Campaigns tend to follow the same pattern
The first thing to note about vinyl campaigns is that they have a predictable profile: about a tenth of all pledges happen in the first 24 hours, a full third in the first 3 days. Things slow down during weeks 2 and 3, and another third of the money raised comes in during the final 3 days. The very last day is often the most active day of the whole campaign. We see about 16% of funds raised on a campaign’s final day.
You can use these numbers to gauge how well your campaign is doing. For instance, you should aim to have raised 10% of your goal by the end of the first day, and if you haven’t hit that mark, you'll want to increase your promotional efforts.
Prior to launch
Before you publish your campaign, you should focus on planning.
Think about your strongest promotional channels (Facebook, Twitter, Instagram, YouTube, your mailing list, etc) and plan out how you’ll use them during the course of the 30-days. Write all your opening posts, tweets, emails, etc ahead of time, and get feedback from bandmates, friends, your manager, and anyone else who might have creative insights about the message you intend to start with.
The first day sets the tone for the rest of the campaign. Be ready! As soon as you launch (i.e., publish) your campaign, Bandcamp will send email notifications to all your followers. These are very effective, but fans will likely respond especially well to a personal message from you, explaining why you're doing this, why it's special, and what their involvement means. So contact them via every channel at your disposal, and above all, don't forget to include a link to the campaign page.
You can also send messages to your Bandcamp followers from your campaign page. Once the campaign launches, just go to the Updates tab, compose a message, and send it to your followers. The messages you post will appear in your fans’ message feeds on Bandcamp and will also get sent to them via email.
Your campaign will hopefully be at least 10% of the way towards your goal by the end of the first day. If not, don’t panic or give up—lots of campaigns recover after a slow start—but do think about how you can adjust your efforts over the remaining 29 days.
We recommend updating your social networks once a day for the first three days, and after that, once a week. Each post should include info on your progress, how much further you have to go, and why people should pledge. Pictures, humorous anecdotes, shameless pleas—the enthusiasm of your fans is key, so anything to foster that.

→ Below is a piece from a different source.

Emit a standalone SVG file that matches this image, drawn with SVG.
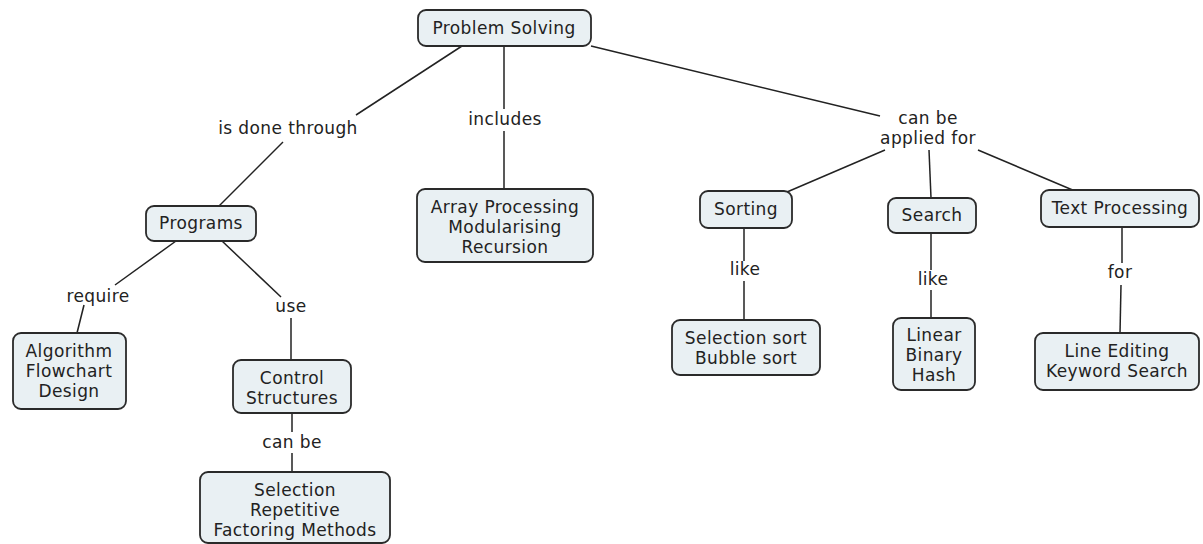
<svg xmlns="http://www.w3.org/2000/svg" width="1203" height="544" viewBox="0 0 1203 544">
<style>
.n rect{fill:#e9f0f3;stroke:#2a2a2a;stroke-width:1.8}
.n text,.l{font-family:"DejaVu Sans",Verdana,sans-serif;font-size:17px;letter-spacing:0.4px;fill:#222;text-anchor:middle}
#c line{stroke:#222;stroke-width:1.5}
</style>
<rect width="1203" height="544" fill="#fff"/>
<g id="c">
<line x1="462" y1="46" x2="356" y2="115"/>
<line x1="283" y1="142" x2="218" y2="207"/>
<line x1="504" y1="46" x2="504" y2="109"/>
<line x1="504" y1="131" x2="504" y2="189"/>
<line x1="591" y1="46" x2="880" y2="116"/>
<line x1="885" y1="150" x2="787" y2="192"/>
<line x1="929" y1="150" x2="931" y2="198"/>
<line x1="978" y1="150" x2="1075" y2="191"/>
<line x1="176" y1="241" x2="115" y2="285"/>
<line x1="84" y1="305" x2="77" y2="333"/>
<line x1="222" y1="241" x2="281" y2="297"/>
<line x1="291" y1="318" x2="291" y2="360"/>
<line x1="292" y1="413" x2="292" y2="432"/>
<line x1="292" y1="453" x2="292" y2="472"/>
<line x1="744" y1="229" x2="744" y2="261"/>
<line x1="744" y1="281" x2="744" y2="320"/>
<line x1="931" y1="233" x2="931" y2="270"/>
<line x1="931" y1="290" x2="931" y2="318"/>
<line x1="1122" y1="227" x2="1122" y2="263"/>
<line x1="1121" y1="285" x2="1120" y2="333"/>
</g>
<g id="labels">
<text class="l" x="288" y="134">is done through</text>
<text class="l" x="505" y="125">includes</text>
<text class="l" x="928" y="124">can be</text>
<text class="l" x="928" y="144">applied for</text>
<text class="l" x="98" y="302">require</text>
<text class="l" x="291" y="312">use</text>
<text class="l" x="292" y="448">can be</text>
<text class="l" x="745" y="275">like</text>
<text class="l" x="933" y="285">like</text>
<text class="l" x="1120" y="278">for</text>
</g>
<g id="problem-solving" class="n"><rect x="418" y="10" width="173" height="36" rx="8"/><text x="504" y="34">Problem Solving</text></g>
<g id="programs" class="n"><rect x="146" y="206" width="110" height="35" rx="8"/><text x="201" y="229">Programs</text></g>
<g id="array-processing" class="n"><rect x="417" y="189" width="176" height="73" rx="8"/><text x="505" y="213">Array Processing</text><text x="505" y="233">Modularising</text><text x="505" y="253">Recursion</text></g>
<g id="sorting" class="n"><rect x="700" y="191" width="92" height="37" rx="8"/><text x="746" y="215">Sorting</text></g>
<g id="search" class="n"><rect x="888" y="198" width="88" height="35" rx="8"/><text x="932" y="221">Search</text></g>
<g id="text-processing" class="n"><rect x="1041" y="190" width="158" height="37" rx="8"/><text x="1120" y="214">Text Processing</text></g>
<g id="algorithm" class="n"><rect x="13" y="333" width="113" height="76" rx="8"/><text x="69" y="357">Algorithm</text><text x="69" y="377">Flowchart</text><text x="69" y="397">Design</text></g>
<g id="control-structures" class="n"><rect x="233" y="360" width="118" height="53" rx="8"/><text x="292" y="384">Control</text><text x="292" y="404">Structures</text></g>
<g id="selection-methods" class="n"><rect x="200" y="472" width="190" height="71" rx="8"/><text x="295" y="496">Selection</text><text x="295" y="516">Repetitive</text><text x="295" y="536">Factoring Methods</text></g>
<g id="sort-kinds" class="n"><rect x="672" y="320" width="148" height="55" rx="8"/><text x="746" y="344">Selection sort</text><text x="746" y="364">Bubble sort</text></g>
<g id="search-kinds" class="n"><rect x="893" y="318" width="82" height="72" rx="8"/><text x="934" y="341">Linear</text><text x="934" y="361">Binary</text><text x="934" y="381">Hash</text></g>
<g id="text-uses" class="n"><rect x="1035" y="333" width="164" height="57" rx="8"/><text x="1117" y="357">Line Editing</text><text x="1117" y="377">Keyword Search</text></g>
</svg>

Remember: 33% of pledges usually happen by the end of day 3. If you fall short of this mark, continue to adjust your plans and messages to increase the odds of succeeding.
Weeks 2 and 3
After the initial burst of excitement and activity, things tend to taper off for a couple of weeks. Don’t be alarmed or too concerned, that’s normal. Any pledges you can get in the middle of your month are icing on the cake. Continue talking with your fans and followers, hit your strongest socials, and use the Bandcamp messaging feature built into your campaign at least once a week.
Still, a note of sincere and breathless thanks to all who supported you is most assuredly in order. It’s also a great moment to encourage all fence-sitters to come down and pledge. Some people, for instance, won't pledge until it seems like a sure thing. So let those people know as soon as it is. The Bandcamp messaging service built into the Updates tab is a great way to do this.
The last 3 days
For most vinyl pressing campaigns, the last 3 days of the campaign are as busy (if not more so) than the first three days. For most campaigns, 25% of the pledges are made in the last 48 hours, and 16% are made in the last 24. So keep up the momentum, keep talking to your fans and followers wherever they are, and let them know they only have a few days (or hours) to get a copy of your vinyl record by pledging to your campaign. Fans sometimes get excited watching the dollar amount grow and will compete with each other to be the one who boosts it over this or that threshold.
In this final stage, you can pull out the stops. One enterprising band live-streamed a telethon. It was fun—and remunerative.
If you reach 100% before your campaign ends
If you’re already at 100%, keep the pressure up, as the best way to turn a profit is by significantly outperforming your campaign goal. When you pass the 100% mark, celebrate, yes, but in a tempered way: your campaign will very likely succeed—that’s huge—but it's not yet certain, given people can still cancel pledges and given that ~3% of credit cards will sadly, but reliably, fail in processing.